Environmental manager jobs are often available in many different sectors. Consulting firms may provide the greatest number of opportunities, although private manufacturers and construction companies may also be potential employers. Environmental program manager, senior consultant and environmental compliance specialist are examples of common leadership positions. Additional titles of positions in this field may include environmental project manager, manager of environmental systems, environmental services manager and data manager. While each of these likely deals with natural resources and regulatory compliance, their exact functions may be vastly different.
Environmental manager duties are likely to differ among companies and job titles. While many of these positions usually pertain to resource development and preservation, related functions generally vary. An environmental program manager, for example, may oversee a department that composes one company or consulting firm. Accordingly, an essential task may be to develop environmental consulting business in the private sector. Additional functions may include managing projects and supervising staff.
Similar to this environmental manager job is that of senior consultant. In this position, a person may work with existing clients to improve or establish their environmental management programs. Such programs may require compliance with local or national laws concerning processes and/or products. An element of sales may further compose this position, in which the manager establishes new client relationships. The senior consultant may also provide technical leadership and mentor his or her team.

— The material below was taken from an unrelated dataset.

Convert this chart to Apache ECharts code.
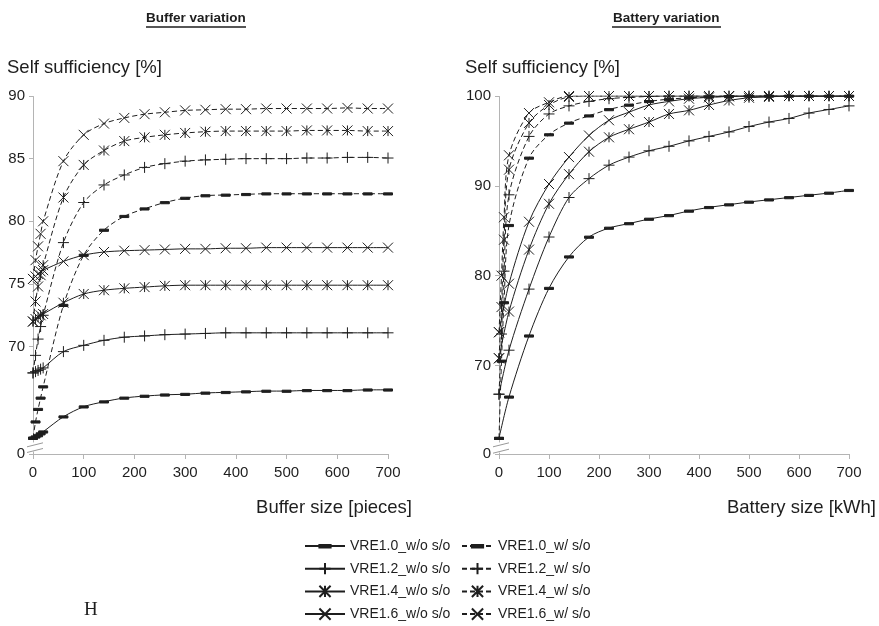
<!DOCTYPE html>
<html>
<head>
<meta charset="utf-8">
<title>Self sufficiency</title>
<script src="https://cdn.jsdelivr.net/npm/echarts@6.0.0/dist/echarts.min.js"></script>
<style>
    html, body { margin: 0; padding: 0; background: #fff; }
    #main { width: 879px; height: 626px; }
</style>
</head>
<body>
<div id="main"></div>
<script>
// buffer sizes [pieces]
var bufferX = [0, 5, 10, 15, 20, 60, 100, 140, 180, 220, 260, 300, 340, 380, 420, 460, 500, 540, 580, 620, 660, 700];
// battery sizes [kWh]
var batteryXwo = [0, 20, 60, 100, 140, 180, 220, 260, 300, 340, 380, 420, 460, 500, 540, 580, 620, 660, 700];
var batteryXw = [0, 5, 10, 20, 60, 100, 140, 180, 220, 260, 300, 340, 380, 420, 460, 500, 540, 580, 620, 660, 700];

// self sufficiency [%], buffer variation
var buf10wo = [62.7, 62.8, 62.9, 63.05, 63.2, 64.4, 65.2, 65.6, 65.9, 66.05, 66.15, 66.2, 66.3, 66.35, 66.4, 66.45, 66.45, 66.5, 66.5, 66.5, 66.55, 66.55];
var buf12wo = [67.9, 68.0, 68.1, 68.2, 68.3, 69.6, 70.1, 70.5, 70.75, 70.85, 70.95, 71.0, 71.05, 71.1, 71.1, 71.1, 71.1, 71.1, 71.1, 71.1, 71.1, 71.1];
var buf14wo = [72.0, 72.2, 72.35, 72.5, 72.6, 73.5, 74.2, 74.5, 74.65, 74.75, 74.85, 74.9, 74.9, 74.9, 74.9, 74.9, 74.9, 74.9, 74.9, 74.9, 74.9, 74.9];
var buf16wo = [75.4, 75.6, 75.8, 76.0, 76.1, 76.8, 77.3, 77.55, 77.65, 77.7, 77.75, 77.8, 77.8, 77.85, 77.85, 77.9, 77.9, 77.9, 77.9, 77.9, 77.9, 77.9];
var buf10w = [62.7, 64.0, 65.0, 65.9, 66.8, 73.3, 77.3, 79.3, 80.4, 81.0, 81.5, 81.85, 82.05, 82.1, 82.15, 82.2, 82.2, 82.2, 82.2, 82.2, 82.2, 82.2];
var buf12w = [67.9, 69.3, 70.6, 71.6, 72.5, 78.3, 81.5, 82.9, 83.7, 84.3, 84.6, 84.8, 84.9, 84.95, 85.0, 85.0, 85.0, 85.05, 85.05, 85.1, 85.1, 85.05];
var buf14w = [72.0, 73.6, 74.8, 75.7, 76.5, 81.9, 84.5, 85.65, 86.4, 86.7, 86.9, 87.05, 87.15, 87.2, 87.2, 87.2, 87.2, 87.25, 87.25, 87.25, 87.2, 87.2];
var buf16w = [75.4, 76.9, 78.0, 79.0, 80.0, 84.8, 86.9, 87.8, 88.25, 88.55, 88.7, 88.85, 88.9, 88.95, 88.95, 89.0, 89.0, 89.0, 89.0, 89.05, 89.0, 89.0];

// self sufficiency [%], battery variation
var bat10wo = [61.9, 66.5, 73.3, 78.6, 82.1, 84.3, 85.3, 85.8, 86.3, 86.7, 87.2, 87.6, 87.9, 88.2, 88.45, 88.7, 88.95, 89.2, 89.5];
var bat12wo = [66.8, 71.7, 78.5, 84.3, 88.7, 90.8, 92.3, 93.2, 93.9, 94.4, 95.0, 95.5, 96.0, 96.6, 97.1, 97.5, 98.1, 98.5, 98.9];
var bat14wo = [70.8, 76.0, 82.9, 88.0, 91.3, 93.8, 95.4, 96.3, 97.1, 98.0, 98.4, 99.0, 99.5, 99.8, 99.9, 100, 100, 100, 100];
var bat16wo = [73.7, 79.1, 86.0, 90.2, 93.2, 95.6, 97.3, 98.2, 99.0, 99.4, 99.7, 99.85, 99.95, 100, 100, 100, 100, 100, 100];
var bat10w = [61.9, 70.5, 77.0, 85.6, 93.1, 95.7, 97.0, 97.8, 98.5, 99.0, 99.4, 99.65, 99.8, 99.9, 99.95, 100, 100, 100, 100, 100, 100];
var bat12w = [66.8, 73.5, 80.5, 89.0, 95.5, 98.0, 98.9, 99.4, 99.7, 99.85, 99.95, 100, 100, 100, 100, 100, 100, 100, 100, 100, 100];
var bat14w = [70.8, 76.5, 84.0, 91.8, 97.0, 99.0, 99.9, 100, 100, 100, 100, 100, 100, 100, 100, 100, 100, 100, 100, 100, 100];
var bat16w = [73.7, 80.0, 86.5, 93.4, 98.1, 99.3, 100, 100, 100, 100, 100, 100, 100, 100, 100, 100, 100, 100, 100, 100, 100];

var namesWo = ['VRE1.0_w/o s/o', 'VRE1.2_w/o s/o', 'VRE1.4_w/o s/o', 'VRE1.6_w/o s/o'];
var namesW = ['VRE1.0_w/ s/o', 'VRE1.2_w/ s/o', 'VRE1.4_w/ s/o', 'VRE1.6_w/ s/o'];
var bufTicks = [0, 70, 75, 80, 85, 90];
var batTicks = [0, 70, 80, 90, 100];

var ink = '#1e1e1e';
var axisGray = '#b4b4b4';
var font = '"Liberation Sans", Arial, sans-serif';

// marker shapes: dash, plus, star, cross (the lone moveTo points keep the dash flat)
var marks = [
    {symbol: 'path://M0,0M0,4L10,4L10,6.4L0,6.4ZM10,10', size: 9},
    {symbol: 'path://M5,0L5,10M0,5L10,5', size: 11},
    {symbol: 'path://M0,0L10,10M10,0L0,10M5,0L5,10', size: 10},
    {symbol: 'path://M0,0L10,10M10,0L0,10', size: 10}
];

function line(name, grid, xs, ys, dashed, mark) {
    return {
        type: 'line',
        name: name,
        xAxisIndex: grid,
        yAxisIndex: grid,
        data: xs.map(function (x, i) { return [x, ys[i]]; }),
        smooth: 0.3,
        symbol: mark.symbol,
        symbolSize: mark.size,
        showSymbol: true,
        lineStyle: {color: ink, width: 1, type: dashed ? [5, 3] : 'solid'},
        itemStyle: {color: ink, borderColor: ink, borderWidth: 1},
        emphasis: {disabled: true},
        animation: false
    };
}

var series = [
    line(namesWo[0], 0, bufferX, buf10wo, false, marks[0]),
    line(namesWo[1], 0, bufferX, buf12wo, false, marks[1]),
    line(namesWo[2], 0, bufferX, buf14wo, false, marks[2]),
    line(namesWo[3], 0, bufferX, buf16wo, false, marks[3]),
    line(namesW[0], 0, bufferX, buf10w, true, marks[0]),
    line(namesW[1], 0, bufferX, buf12w, true, marks[1]),
    line(namesW[2], 0, bufferX, buf14w, true, marks[2]),
    line(namesW[3], 0, bufferX, buf16w, true, marks[3]),
    line(namesWo[0], 1, batteryXwo, bat10wo, false, marks[0]),
    line(namesWo[1], 1, batteryXwo, bat12wo, false, marks[1]),
    line(namesWo[2], 1, batteryXwo, bat14wo, false, marks[2]),
    line(namesWo[3], 1, batteryXwo, bat16wo, false, marks[3]),
    line(namesW[0], 1, batteryXw, bat10w, true, marks[0]),
    line(namesW[1], 1, batteryXw, bat12w, true, marks[1]),
    line(namesW[2], 1, batteryXw, bat14w, true, marks[2]),
    line(namesW[3], 1, batteryXw, bat16w, true, marks[3])
];

function xAxis(grid) {
    return {
        gridIndex: grid, type: 'value', min: 0, max: 700, interval: 100,
        axisLine: {lineStyle: {color: axisGray}},
        axisTick: {length: 5, lineStyle: {color: axisGray}},
        axisLabel: {color: ink, fontSize: 15, margin: 11, fontFamily: font},
        splitLine: {show: false}
    };
}

function yAxis(grid, max, ticks, brk) {
    return {
        gridIndex: grid, type: 'value', min: 0, max: max,
        breaks: [brk],
        breakArea: {
            show: true, expandOnClick: false, zigzagAmplitude: 0,
            itemStyle: {color: '#fff', borderWidth: 0, opacity: 1}
        },
        axisLine: {show: true, lineStyle: {color: axisGray}},
        axisTick: {show: true, length: 4, customValues: ticks, lineStyle: {color: axisGray}},
        axisLabel: {color: ink, fontSize: 15, margin: 8, fontFamily: font, customValues: ticks},
        splitLine: {show: false}
    };
}

var chart = echarts.init(document.getElementById('main'));
var bufBreak = {start: 0.2, end: 62.4, gap: '2.7%'};
var batBreak = {start: 0.2, end: 61.5, gap: '2.9%'};

var nameStyle = {fontSize: 18.5, fontWeight: 'normal', color: ink, fontFamily: font};
var headStyle = {fontSize: 13.5, fontWeight: 'bold', color: ink, fontFamily: font};

var option = {
    animation: false,
    textStyle: {fontFamily: font, color: ink},
    title: [
        {text: 'Buffer variation', left: 146, top: 11, padding: 0, textStyle: headStyle},
        {text: 'Battery variation', left: 613, top: 11, padding: 0, textStyle: headStyle},
        {text: 'Self sufficiency [%]', left: 7, top: 58, padding: 0, textStyle: nameStyle},
        {text: 'Self sufficiency [%]', left: 465, top: 58, padding: 0, textStyle: nameStyle},
        {text: 'Buffer size [pieces]', right: 467, top: 498, padding: 0, textStyle: nameStyle},
        {text: 'Battery size [kWh]', right: 3, top: 498, padding: 0, textStyle: nameStyle},
        {text: 'H', left: 84, top: 601, padding: 0,
            textStyle: {fontSize: 19, fontWeight: 'normal', color: ink, fontFamily: '"Liberation Serif", "DejaVu Serif", serif'}}
    ],
    legend: [
        {orient: 'vertical', left: 304, top: 539, padding: 0, height: 87, itemWidth: 40, itemHeight: 14, itemGap: 8.7,
            selectedMode: false, data: namesWo, textStyle: {fontSize: 14, color: ink, fontFamily: font}},
        {orient: 'vertical', left: 461, top: 539, padding: 0, height: 87, itemWidth: 31, itemHeight: 14, itemGap: 8.7,
            selectedMode: false, data: namesW, textStyle: {fontSize: 14, color: ink, fontFamily: font}}
    ],
    grid: [
        {left: 33, top: 96, width: 355, height: 358},
        {left: 499, top: 96, width: 350, height: 358}
    ],
    xAxis: [xAxis(0), xAxis(1)],
    yAxis: [yAxis(0, 90, bufTicks, bufBreak), yAxis(1, 100, batTicks, batBreak)],
    series: series
};
chart.setOption(option);

// underlines and axis break marks
function breakMarks(idx, brk) {
    var x = chart.convertToPixel({xAxisIndex: idx}, 0);
    var yLo = chart.convertToPixel({yAxisIndex: idx}, brk.start);
    var yHi = chart.convertToPixel({yAxisIndex: idx}, brk.end);
    var st = {stroke: '#999', lineWidth: 1};
    return [
        {type: 'line', shape: {x1: x - 6, y1: yHi + 5, x2: x + 10, y2: yHi + 1}, style: st, z: 100},
        {type: 'line', shape: {x1: x - 6, y1: yLo + 1, x2: x + 10, y2: yLo - 3}, style: st, z: 100}
    ];
}
chart.setOption({
    graphic: [
        {type: 'line', shape: {x1: 146, y1: 27, x2: 246, y2: 27}, style: {stroke: ink, lineWidth: 1.5}},
        {type: 'line', shape: {x1: 612, y1: 27, x2: 721, y2: 27}, style: {stroke: ink, lineWidth: 1.5}}
    ].concat(breakMarks(0, bufBreak), breakMarks(1, batBreak))
});
</script>
</body>
</html>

Also within a consulting capacity are positions that identify the environmental needs of individual clients. These are different from sales positions, which largely work to develop business. Sometimes known as senior environmental compliance specialists, these environmental manager jobs often evaluate and resolve clients’ regulatory compliance needs. These positions may also create and implement environmental programs that include storm water management, air emissions testing and emergency planning. Additional functions may include reviewing technical work from junior team members and training a client’s work staff on new environmental guidelines.
Some environmental supervisory positions work hands-on with projects, including reviewing all data relative to a subject property. For example, some projects may require that pertinent individuals and organizations be interviewed so functions of the property are determined. From that point, some environmental manager jobs may also research and review all prior assessments and historical data. Finally, these positions may require writing reports that identify recognized environmental conditions to be solved during the project.
Within a manufacturing facility, environmental manager jobs may focus on product development. For example, the manager of environmental systems may integrate a risk-based system that extends beyond local or national compliance laws. This system may be created to reduce product environmental impacts, reduce resource consumption and foster broader sustainability efforts. Manufacturers of paper and household goods are likely to offer such positions
Construction or building companies may also employ people to oversee land usage and compliance. Such environmental services manager jobs are likely to prepare proposals and cost estimates for construction permits. These positions may also analyze field reports to ensure regulatory compliance, review the quality of project data and oversee subcontractor performance. Similarly, an environmental data manager may perform quality assurance checks on field data packets and interact with clients regarding data deliverables. Such positions may further validate field data information, upload it to a client’s website and make periodic updates for legal and business regulations.
Environmental manager requirements in terms of education are likely to be the same in many positions. Candidates often need four-year degrees in engineering, geology, biology, environmental science or natural resources. Some employers may prefer people with advanced degrees, while others may give greater consideration to job experience. Safety and compliance training coupled with project management or business development experience may compose additional qualifications.